» What the task asks: Would you copy the records below, exactly and only from their first line through the line containing "(0,0) rectangle (994,674);", without any pictures?

» Items:
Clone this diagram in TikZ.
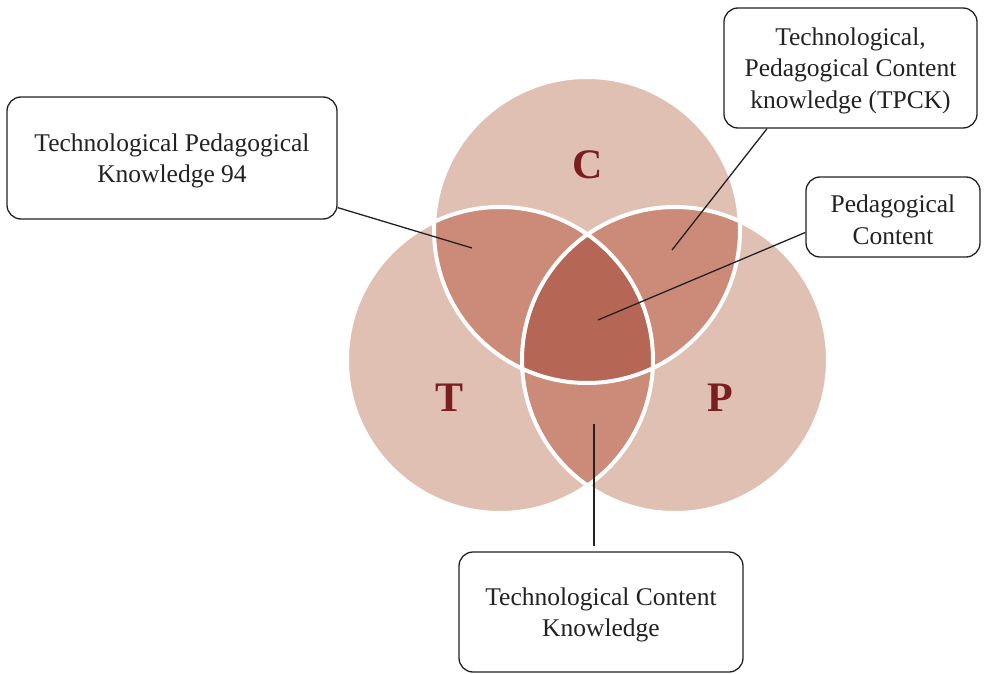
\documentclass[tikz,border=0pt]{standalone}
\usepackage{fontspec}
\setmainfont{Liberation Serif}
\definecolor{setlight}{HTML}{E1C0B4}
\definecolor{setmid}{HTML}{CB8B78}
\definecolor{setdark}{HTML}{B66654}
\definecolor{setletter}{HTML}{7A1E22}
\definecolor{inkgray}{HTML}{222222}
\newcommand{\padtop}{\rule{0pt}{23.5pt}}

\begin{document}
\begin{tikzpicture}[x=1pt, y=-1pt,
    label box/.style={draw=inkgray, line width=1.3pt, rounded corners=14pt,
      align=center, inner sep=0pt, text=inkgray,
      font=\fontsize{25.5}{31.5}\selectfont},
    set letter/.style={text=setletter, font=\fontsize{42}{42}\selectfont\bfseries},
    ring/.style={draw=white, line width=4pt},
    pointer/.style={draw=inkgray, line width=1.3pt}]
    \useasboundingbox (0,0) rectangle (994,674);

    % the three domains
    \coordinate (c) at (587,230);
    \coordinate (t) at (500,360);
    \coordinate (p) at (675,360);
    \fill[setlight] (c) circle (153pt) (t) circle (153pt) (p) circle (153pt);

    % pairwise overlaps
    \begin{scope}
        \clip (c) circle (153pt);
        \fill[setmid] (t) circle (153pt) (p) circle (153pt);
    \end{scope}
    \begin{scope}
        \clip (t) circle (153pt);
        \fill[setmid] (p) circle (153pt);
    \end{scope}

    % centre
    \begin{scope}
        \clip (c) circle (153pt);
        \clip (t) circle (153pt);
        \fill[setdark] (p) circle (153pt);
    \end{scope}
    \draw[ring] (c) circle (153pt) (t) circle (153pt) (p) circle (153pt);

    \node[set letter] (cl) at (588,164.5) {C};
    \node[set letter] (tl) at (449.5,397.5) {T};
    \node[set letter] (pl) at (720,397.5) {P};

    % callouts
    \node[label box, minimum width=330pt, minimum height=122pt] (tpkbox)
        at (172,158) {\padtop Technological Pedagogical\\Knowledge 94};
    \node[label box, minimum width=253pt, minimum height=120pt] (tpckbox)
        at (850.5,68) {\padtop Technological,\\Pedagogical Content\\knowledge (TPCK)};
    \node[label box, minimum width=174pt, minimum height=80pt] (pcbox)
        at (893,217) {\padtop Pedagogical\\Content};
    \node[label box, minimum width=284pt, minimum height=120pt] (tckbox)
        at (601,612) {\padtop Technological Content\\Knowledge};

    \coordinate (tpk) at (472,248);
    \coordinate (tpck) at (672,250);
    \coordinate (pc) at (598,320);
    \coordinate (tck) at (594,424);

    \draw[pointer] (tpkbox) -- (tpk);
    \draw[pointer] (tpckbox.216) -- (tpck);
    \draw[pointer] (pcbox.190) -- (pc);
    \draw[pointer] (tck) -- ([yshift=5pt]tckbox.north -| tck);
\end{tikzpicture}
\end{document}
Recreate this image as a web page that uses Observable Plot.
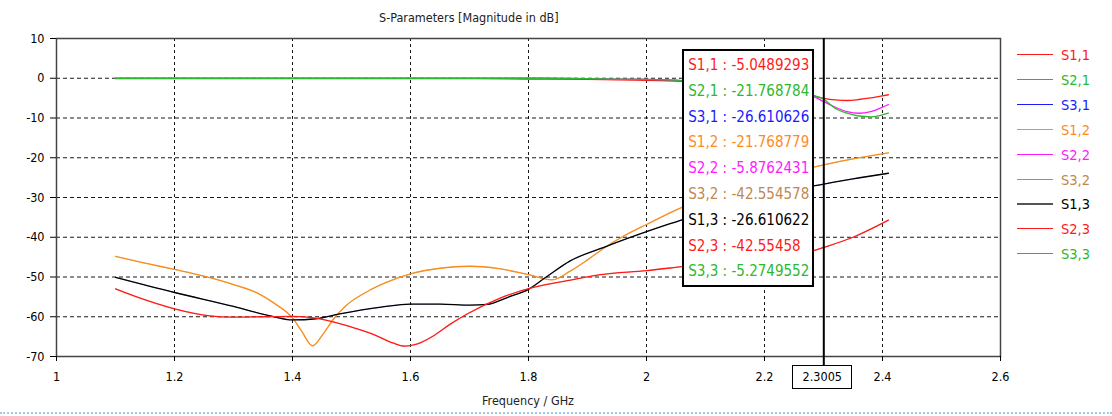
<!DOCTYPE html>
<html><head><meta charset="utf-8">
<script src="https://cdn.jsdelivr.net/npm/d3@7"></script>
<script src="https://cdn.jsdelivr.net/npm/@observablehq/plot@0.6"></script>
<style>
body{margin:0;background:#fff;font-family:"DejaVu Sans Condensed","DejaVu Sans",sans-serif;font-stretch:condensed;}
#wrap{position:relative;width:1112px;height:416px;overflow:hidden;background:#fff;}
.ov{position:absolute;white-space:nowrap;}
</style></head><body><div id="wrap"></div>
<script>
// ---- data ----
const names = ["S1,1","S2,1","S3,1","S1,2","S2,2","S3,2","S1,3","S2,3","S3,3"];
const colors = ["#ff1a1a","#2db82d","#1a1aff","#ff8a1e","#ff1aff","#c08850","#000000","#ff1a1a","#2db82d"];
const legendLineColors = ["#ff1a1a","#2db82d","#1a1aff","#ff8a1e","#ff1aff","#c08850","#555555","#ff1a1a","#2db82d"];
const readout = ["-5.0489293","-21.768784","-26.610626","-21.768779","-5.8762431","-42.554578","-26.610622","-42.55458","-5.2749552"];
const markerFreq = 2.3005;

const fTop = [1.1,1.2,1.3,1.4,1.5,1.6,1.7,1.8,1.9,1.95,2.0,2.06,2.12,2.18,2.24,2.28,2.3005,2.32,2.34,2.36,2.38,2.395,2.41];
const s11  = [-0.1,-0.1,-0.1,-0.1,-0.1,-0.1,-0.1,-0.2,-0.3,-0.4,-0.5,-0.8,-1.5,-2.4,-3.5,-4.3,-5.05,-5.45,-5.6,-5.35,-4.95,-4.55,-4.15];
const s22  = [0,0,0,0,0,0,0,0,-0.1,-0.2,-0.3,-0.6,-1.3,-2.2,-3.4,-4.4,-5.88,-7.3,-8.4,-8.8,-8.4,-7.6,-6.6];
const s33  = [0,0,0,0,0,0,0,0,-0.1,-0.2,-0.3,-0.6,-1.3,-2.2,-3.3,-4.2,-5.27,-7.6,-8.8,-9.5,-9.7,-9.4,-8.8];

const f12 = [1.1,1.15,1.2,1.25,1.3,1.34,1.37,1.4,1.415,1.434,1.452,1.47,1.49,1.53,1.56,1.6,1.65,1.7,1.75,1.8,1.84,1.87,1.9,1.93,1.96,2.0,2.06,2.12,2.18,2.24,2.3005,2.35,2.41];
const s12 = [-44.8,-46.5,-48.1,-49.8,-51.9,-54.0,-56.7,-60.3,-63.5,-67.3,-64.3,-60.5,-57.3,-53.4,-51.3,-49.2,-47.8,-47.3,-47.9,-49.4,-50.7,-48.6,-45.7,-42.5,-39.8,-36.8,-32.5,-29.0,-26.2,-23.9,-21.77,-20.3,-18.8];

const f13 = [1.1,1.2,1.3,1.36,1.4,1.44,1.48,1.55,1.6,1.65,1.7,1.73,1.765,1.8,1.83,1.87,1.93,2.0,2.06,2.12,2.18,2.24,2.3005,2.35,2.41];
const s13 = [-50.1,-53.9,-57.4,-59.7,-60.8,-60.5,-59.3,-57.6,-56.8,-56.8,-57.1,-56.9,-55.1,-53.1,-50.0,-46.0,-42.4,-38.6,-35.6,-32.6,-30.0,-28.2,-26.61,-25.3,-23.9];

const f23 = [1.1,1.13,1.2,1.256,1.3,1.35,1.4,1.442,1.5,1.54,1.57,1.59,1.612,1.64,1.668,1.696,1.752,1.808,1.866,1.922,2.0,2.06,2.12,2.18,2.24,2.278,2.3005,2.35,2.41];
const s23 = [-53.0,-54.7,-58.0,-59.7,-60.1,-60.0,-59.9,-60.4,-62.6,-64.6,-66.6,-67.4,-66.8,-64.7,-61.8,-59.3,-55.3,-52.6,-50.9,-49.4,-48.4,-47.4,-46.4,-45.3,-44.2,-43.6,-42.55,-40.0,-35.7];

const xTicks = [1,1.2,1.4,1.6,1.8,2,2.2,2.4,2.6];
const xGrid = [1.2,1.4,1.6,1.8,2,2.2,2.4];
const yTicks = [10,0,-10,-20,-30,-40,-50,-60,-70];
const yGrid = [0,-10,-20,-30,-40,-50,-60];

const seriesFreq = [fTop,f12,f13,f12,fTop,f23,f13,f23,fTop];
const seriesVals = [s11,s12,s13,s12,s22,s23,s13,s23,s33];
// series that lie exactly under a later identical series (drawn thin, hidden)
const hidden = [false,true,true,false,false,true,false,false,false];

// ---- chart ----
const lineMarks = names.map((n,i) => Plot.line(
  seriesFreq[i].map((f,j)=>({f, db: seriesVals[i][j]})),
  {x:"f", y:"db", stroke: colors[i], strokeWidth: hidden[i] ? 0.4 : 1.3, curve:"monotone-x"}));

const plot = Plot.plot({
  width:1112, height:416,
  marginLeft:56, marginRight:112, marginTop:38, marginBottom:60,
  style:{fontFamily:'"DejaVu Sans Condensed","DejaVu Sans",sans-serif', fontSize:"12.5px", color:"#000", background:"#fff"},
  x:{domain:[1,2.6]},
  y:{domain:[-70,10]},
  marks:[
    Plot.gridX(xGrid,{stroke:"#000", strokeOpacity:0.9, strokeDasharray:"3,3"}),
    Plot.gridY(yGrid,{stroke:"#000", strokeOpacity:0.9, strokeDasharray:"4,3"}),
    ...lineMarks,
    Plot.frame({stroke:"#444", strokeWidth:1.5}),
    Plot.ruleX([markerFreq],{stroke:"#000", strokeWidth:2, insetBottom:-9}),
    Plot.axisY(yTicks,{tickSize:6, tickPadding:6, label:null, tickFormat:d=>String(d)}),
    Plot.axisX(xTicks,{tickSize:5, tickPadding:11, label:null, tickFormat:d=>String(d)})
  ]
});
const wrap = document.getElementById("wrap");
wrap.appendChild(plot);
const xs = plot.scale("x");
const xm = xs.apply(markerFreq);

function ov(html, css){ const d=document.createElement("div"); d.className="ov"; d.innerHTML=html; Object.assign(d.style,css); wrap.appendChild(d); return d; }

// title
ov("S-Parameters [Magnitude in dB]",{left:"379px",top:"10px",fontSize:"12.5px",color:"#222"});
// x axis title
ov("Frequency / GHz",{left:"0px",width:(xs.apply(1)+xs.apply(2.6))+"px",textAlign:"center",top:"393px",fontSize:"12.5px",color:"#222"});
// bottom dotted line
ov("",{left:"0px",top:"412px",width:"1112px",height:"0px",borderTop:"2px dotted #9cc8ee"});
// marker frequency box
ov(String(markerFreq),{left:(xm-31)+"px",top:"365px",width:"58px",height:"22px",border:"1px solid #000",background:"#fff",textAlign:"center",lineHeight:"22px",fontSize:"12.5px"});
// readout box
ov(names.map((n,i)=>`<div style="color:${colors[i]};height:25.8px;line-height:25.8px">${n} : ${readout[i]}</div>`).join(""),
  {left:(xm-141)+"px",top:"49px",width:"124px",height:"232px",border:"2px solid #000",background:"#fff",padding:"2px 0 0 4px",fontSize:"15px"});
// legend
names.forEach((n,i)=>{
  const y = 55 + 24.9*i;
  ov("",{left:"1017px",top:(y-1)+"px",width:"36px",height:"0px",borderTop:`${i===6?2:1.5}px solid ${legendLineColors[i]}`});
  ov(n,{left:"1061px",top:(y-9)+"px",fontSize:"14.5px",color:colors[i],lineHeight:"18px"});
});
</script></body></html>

» Task response:
Clone this diagram in TikZ.
\documentclass[tikz,border=0pt]{standalone}
\usepackage{fontspec}
\setmainfont{Liberation Serif}
\definecolor{setlight}{HTML}{E1C0B4}
\definecolor{setmid}{HTML}{CB8B78}
\definecolor{setdark}{HTML}{B66654}
\definecolor{setletter}{HTML}{7A1E22}
\definecolor{inkgray}{HTML}{222222}
\newcommand{\padtop}{\rule{0pt}{23.5pt}}

\begin{document}
\begin{tikzpicture}[x=1pt, y=-1pt,
    label box/.style={draw=inkgray, line width=1.3pt, rounded corners=14pt,
      align=center, inner sep=0pt, text=inkgray,
      font=\fontsize{25.5}{31.5}\selectfont},
    set letter/.style={text=setletter, font=\fontsize{42}{42}\selectfont\bfseries},
    ring/.style={draw=white, line width=4pt},
    pointer/.style={draw=inkgray, line width=1.3pt}]
    \useasboundingbox (0,0) rectangle (994,674);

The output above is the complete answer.